Strong hurricane-like cyclonic vortices are found within about 11° of both the north and south poles of Saturn. The warm eye of the vortex at the south pole has a diameter of 2,000 km (1,200 miles) and is ringed by clouds towering 50 to 70 km (30 to 40 miles) above the polar clouds. Tropical cyclones in Earth’s southern hemisphere also have warm central eyes, flow clockwise, and are ringed by high clouds, but all at a much smaller scale. Unlike hurricanes on Earth, there is no ocean below Saturn’s vortices. The first jet to the south of the northern vortex at 75° N follows a hexagonal pattern around the planet. Cloud features are observed to move around the hexagon counterclockwise at about 100 metres per second (360 km [220 miles] per hour). Similar angular patterns have been observed in buckets of spinning fluids and probably arise from interacting waves. Why the hexagonal wave is stable and how it developed at this particular latitude in Saturn’s atmosphere is not yet understood.
A rich variety of smaller-scale features has also been observed in the atmosphere. Particularly striking are about two dozen similarly sized (1,500 km [930 miles] in diameter) cloud clearings spaced nearly uniformly across 100° of longitude near 33.5° N. In infrared images of Saturn’s thermal emission these clearings appear as a bright “string of pearls” stretching across the planet. In the southern hemisphere, shortwave radio emissions from lightning storms, hundreds of times more intense than those on Earth and lasting weeks to months, were frequently detected by Cassini at 35° S. The thunderstorm centres are associated with thick light-coloured cloud features apparently produced by strong convective motions driven by water vapour. Both the latitudes of the cloud clearings in the north and the lightning storms in the south are zones of fast westward winds, traveling opposite to most of the other zonal flows on the planet.

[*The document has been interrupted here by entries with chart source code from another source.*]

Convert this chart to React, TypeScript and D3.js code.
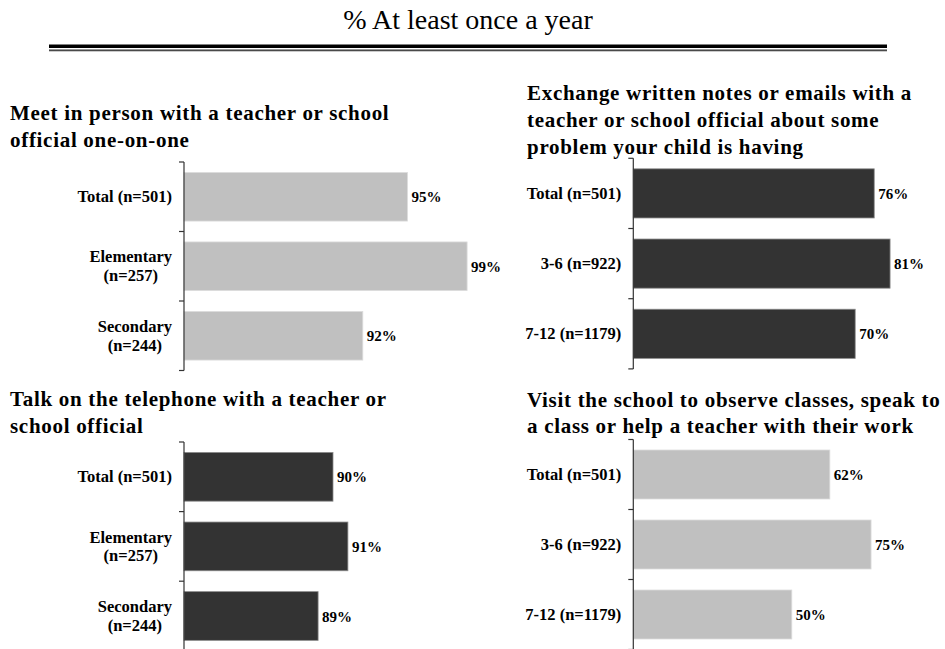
import React from "react";
import * as d3 from "d3";

const chartTitle = "% At least once a year";

const meetTitle = ["Meet in person with a teacher or school", "official one-on-one"];
const notesTitle = [
  "Exchange written notes or emails with a",
  "teacher or school official about some",
  "problem your child is having",
];
const phoneTitle = ["Talk on the telephone with a teacher or", "school official"];
const visitTitle = [
  "Visit the school to observe classes, speak to",
  "a class or help a teacher with their work",
];

const levelGroups = ["Total (n=501)", "Elementary\n(n=257)", "Secondary\n(n=244)"];
const gradeGroups = ["Total (n=501)", "3-6 (n=922)", "7-12 (n=1179)"];

const meetValues = [95, 99, 92];
const notesValues = [76, 81, 70];
const phoneValues = [90, 91, 89];
const visitValues = [62, 75, 50];

const zoomDomain = [80, 100];
const fullDomain = [0, 100];

const FONT = "'Liberation Serif', 'Times New Roman', serif";
const LIGHT = "#c0c0c0";
const DARK = "#333333";

function measure(text: string, font: string): number {
  if (typeof document === "undefined") return text.length * 8;
  const c = document.createElement("canvas");
  const ctx = c.getContext("2d");
  if (!ctx) return text.length * 8;
  ctx.font = font;
  return ctx.measureText(text).width;
}

type PanelProps = {
  title: string[];
  titleX: number;
  titleY: number;
  groups: string[];
  values: number[];
  domain: number[];
  axisX: number;
  width: number;
  top: number;
  step: number;
  color: string;
};

const CAT_SIZE = 16.5;

function Panel(p: PanelProps) {
  const y = d3
    .scaleBand<string>()
    .domain(p.groups)
    .range([p.top, p.top + p.step * p.groups.length])
    .paddingInner(0.3)
    .paddingOuter(0.15);
  const x = d3.scaleLinear().domain(p.domain).range([p.axisX, p.axisX + p.width]);
  const [y0, y1] = y.range();
  const tickYs = d3.range(p.groups.length + 1).map((i) => y0 + i * y.step());
  const catFont = `bold ${CAT_SIZE}px ${FONT}`;
  const labelRight = p.axisX - 12;

  return (
    <g>
      {p.title.map((line, i) => (
        <text
          key={i}
          x={p.titleX}
          y={p.titleY + i * 26.8}
          fontFamily={FONT}
          fontWeight="bold"
          fontSize={21}
          letterSpacing={0.7}
          fill="#000"
        >
          {line}
        </text>
      ))}
      {p.groups.map((g, i) => {
        const yb = y(g)!;
        const xe = x(p.values[i]);
        return (
          <rect
            key={g}
            x={p.axisX}
            y={yb}
            width={xe - p.axisX}
            height={y.bandwidth()}
            fill={p.color}
            stroke={p.color === DARK ? "#8a8a8a" : "#dcdcdc"}
            strokeWidth={0.8}
          />
        );
      })}
      <line x1={p.axisX} x2={p.axisX} y1={y0} y2={y1} stroke="#333" strokeWidth={1.2} />
      {tickYs.map((ty, i) => (
        <line key={i} x1={p.axisX - 5} x2={p.axisX} y1={ty} y2={ty} stroke="#333" strokeWidth={1.2} />
      ))}
      {p.groups.map((g) => {
        const lines = g.split("\n");
        const cy = y(g)! + y.bandwidth() / 2;
        if (lines.length === 1) {
          return (
            <text
              key={g}
              x={labelRight}
              y={cy + 5.5}
              textAnchor="end"
              fontFamily={FONT}
              fontWeight="bold"
              fontSize={CAT_SIZE}
              fill="#000"
            >
              {g}
            </text>
          );
        }
        const maxW = d3.max(lines, (l) => measure(l, catFont)) || 0;
        const cx = labelRight - maxW / 2;
        const lh = 18.6;
        const startY = cy + 5.5 - (lh * (lines.length - 1)) / 2;
        return (
          <g key={g}>
            {lines.map((l, j) => (
              <text
                key={j}
                x={cx}
                y={startY + j * lh}
                textAnchor="middle"
                fontFamily={FONT}
                fontWeight="bold"
                fontSize={CAT_SIZE}
                fill="#000"
              >
                {l}
              </text>
            ))}
          </g>
        );
      })}
      {p.groups.map((g, i) => (
        <text
          key={g + "v"}
          x={x(p.values[i]) + 4}
          y={y(g)! + y.bandwidth() / 2 + 5.5}
          fontFamily={FONT}
          fontWeight="bold"
          fontSize={15}
          fill="#000"
        >
          {p.values[i]}%
        </text>
      ))}
    </g>
  );
}

export default function App() {
  return (
    <svg
      width={945}
      height={649}
      style={{ position: "absolute", left: 0, top: 0, background: "#fff" }}
    >
      <rect x={0} y={0} width={945} height={649} fill="#fff" />
      <text x={468} y={29} textAnchor="middle" fontFamily={FONT} fontSize={28} fill="#000">
        {chartTitle}
      </text>
      <rect x={49} y={44.5} width={838} height={3.5} fill="#000" />
      <rect x={49} y={49.6} width={838} height={1.2} fill="#000" />
      <rect x={49} y={50.8} width={838} height={0.8} fill="#aaa" />

      <Panel
        title={meetTitle}
        titleX={10}
        titleY={120}
        groups={levelGroups}
        values={meetValues}
        domain={zoomDomain}
        axisX={184}
        width={298}
        top={162}
        step={69.5}
        color={LIGHT}
      />
      <Panel
        title={notesTitle}
        titleX={527}
        titleY={100}
        groups={gradeGroups}
        values={notesValues}
        domain={fullDomain}
        axisX={633.3}
        width={317}
        top={158.3}
        step={70.2}
        color={DARK}
      />
      <Panel
        title={phoneTitle}
        titleX={10}
        titleY={405.7}
        groups={levelGroups}
        values={phoneValues}
        domain={zoomDomain}
        axisX={184}
        width={298}
        top={442}
        step={69.6}
        color={DARK}
      />
      <Panel
        title={visitTitle}
        titleX={527}
        titleY={406.5}
        groups={gradeGroups}
        values={visitValues}
        domain={fullDomain}
        axisX={633.3}
        width={317}
        top={439.5}
        step={70}
        color={LIGHT}
      />
    </svg>
  );
}
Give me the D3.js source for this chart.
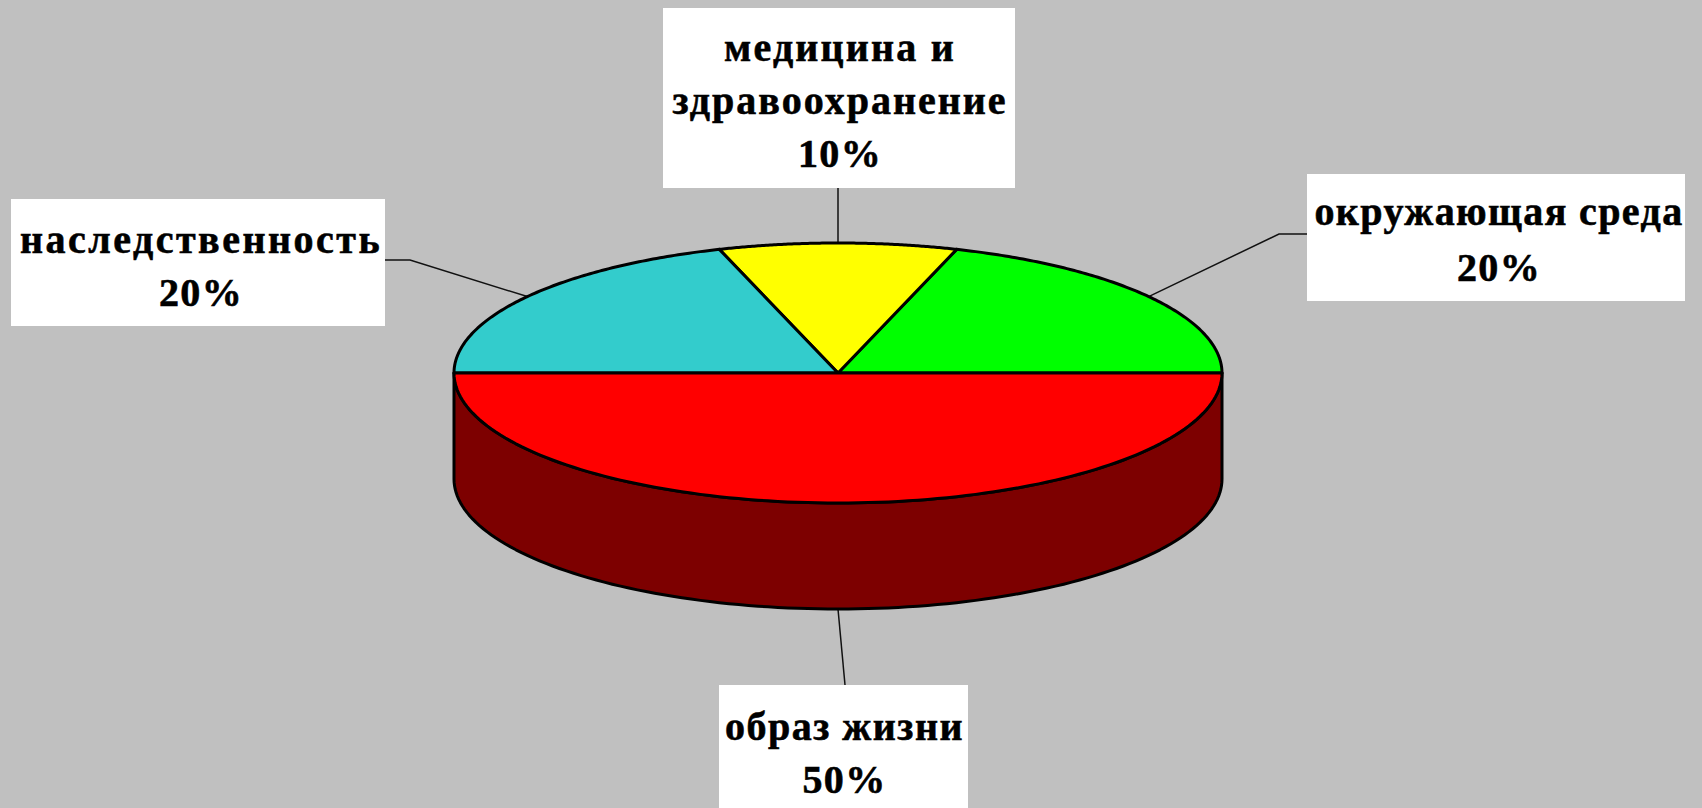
<!DOCTYPE html>
<html lang="ru">
<head>
<meta charset="utf-8">
<title>Факторы здоровья</title>
<script src="https://cdn.jsdelivr.net/npm/d3@7/dist/d3.min.js"></script>
<style>
html, body { margin: 0; padding: 0; background: #c0c0c0; overflow: hidden; }
svg { display: block; }
text { font-family: "Liberation Serif", serif; font-weight: 700; fill: #000; stroke: #000; stroke-width: 0.6px; text-anchor: middle; }
</style>
</head>
<body>
<svg id="chart" width="1702" height="808"></svg>
<script>
// Slices, clockwise starting from the rightmost point of the disc
const categories = ["образ жизни", "наследственность", "медицина и здравоохранение", "окружающая среда"];
const values = [50, 20, 10, 20];
const labelLines = [["образ жизни"], ["наследственность"], ["медицина и", "здравоохранение"], ["окружающая среда"]];

const topColours = ["#ff0000", "#33cccc", "#ffff00", "#00ff00"];
const wallColour = "#7d0000";

const width = 1702, height = 808;
const cx = 838, cy = 373;
const radiusX = 384, radiusY = 130, depth = 106;

// Label boxes, in the same order as the slices; tracking is per text row
const boxes = [
  { x0: 719, x1: 968, y0: 685, y1: 812, firstBaseline: 740, lineStep: 53, textShift: 1, tracking: [1.5, 1.3] },
  { x0: 11, x1: 385, y0: 199, y1: 326, firstBaseline: 253, lineStep: 53, textShift: 3, tracking: [2.5, 1.3] },
  { x0: 663, x1: 1015, y0: 8, y1: 188, firstBaseline: 61, lineStep: 53, textShift: 1, tracking: [2.2, 2, 1.3] },
  { x0: 1307, x1: 1685, y0: 174, y1: 301, firstBaseline: 225, lineStep: 56, textShift: 3, tracking: [1.4, 1.3] }
];

const svg = d3.select("#chart");

// Flat disc coordinates are projected through two linear scales
const px = d3.scaleLinear().domain([-1, 1]).range([cx - radiusX, cx + radiusX]);
const py = d3.scaleLinear().domain([-1, 1]).range([cy - radiusY, cy + radiusY]);

const slices = d3.pie().sort(null).value(d => d)
  .startAngle(Math.PI / 2).endAngle(Math.PI * 2.5)(values);

const rim = (a, drop = 0) => [px(Math.sin(a)), py(-Math.cos(a)) + drop];
const sampleAngles = (a0, a1) => d3.range(0, 121).map(i => a0 + (a1 - a0) * i / 120);
const line = d3.line();

// Side wall of the cylinder: only the front half is visible
const front = slices[0];
const wallOutline = [
  ...sampleAngles(front.startAngle, front.endAngle).map(a => rim(a)),
  ...sampleAngles(front.endAngle, front.startAngle).map(a => rim(a, depth))
];

// Leader lines go under the boxes and the pie
const mid = d => (d.startAngle + d.endAngle) / 2;
const leaders = slices.map((d, i) => {
  const b = boxes[i];
  const drop = i === 0 ? depth : 0;
  const start = rim(mid(d), drop);
  if (i === 0) return [start, [start[0] + 7, b.y0]];
  if (i === 2) return [start, [start[0], b.y1]];
  const boxEdge = i === 1 ? b.x1 : b.x0;
  const elbowX = i === 1 ? boxEdge + 25 : boxEdge - 28;
  const elbowY = i === 1 ? 260 : 234;
  return [start, [elbowX, elbowY], [boxEdge, elbowY]];
});

svg.append("g").selectAll("path").data(leaders).join("path")
  .attr("d", d => line(d))
  .attr("fill", "none").attr("stroke", "#111").attr("stroke-width", 1.5);

svg.append("path")
  .attr("d", line(wallOutline) + "Z")
  .attr("fill", wallColour)
  .attr("stroke", "#000").attr("stroke-width", 3).attr("stroke-linejoin", "round");

// Top face, one wedge per category, red last so its upper edge stays on top
const wedge = d => line([[px(0), py(0)], ...sampleAngles(d.startAngle, d.endAngle).map(a => rim(a))]) + "Z";
svg.append("g").selectAll("path")
  .data(slices.map((d, i) => ({ d, i })).reverse())
  .join("path")
  .attr("d", s => wedge(s.d))
  .attr("fill", s => topColours[s.i])
  .attr("stroke", "#000").attr("stroke-width", 3).attr("stroke-linejoin", "round");

// White label boxes with the name and the share
const labels = svg.append("g").selectAll("g").data(slices).join("g");
labels.append("rect")
  .attr("x", (d, i) => boxes[i].x0)
  .attr("y", (d, i) => boxes[i].y0)
  .attr("width", (d, i) => boxes[i].x1 - boxes[i].x0)
  .attr("height", (d, i) => boxes[i].y1 - boxes[i].y0)
  .attr("fill", "#fff");

labels.each(function (d, i) {
  const b = boxes[i];
  const rows = [...labelLines[i], `${values[i]}%`];
  d3.select(this).selectAll("text").data(rows).join("text")
    .attr("x", (b.x0 + b.x1) / 2 + b.textShift)
    .attr("y", (t, k) => b.firstBaseline + k * b.lineStep)
    .attr("font-size", 40)
    .attr("letter-spacing", (t, k) => b.tracking[k])
    .text(t => t);
});
</script>
</body>
</html>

The general north-south symmetry suggests that the zonal flows may be connected in some fashion deep within the interior. Theoretical modeling of a deep-convecting fluid planet such as Saturn indicates that differential rotation tends to occur along cylinders aligned about the planet’s mean rotation axis (see figure). Saturn’s atmosphere may thus be built of a series of coaxial cylinders aligned north-south, each rotating at a unique rate, which give rise to the zonal jets seen at the surface. These cylindrical layers do not start rotating together until a depth of about 9,000 km (5,600 miles), which is much deeper than the point at which differential rotation stops on Jupiter.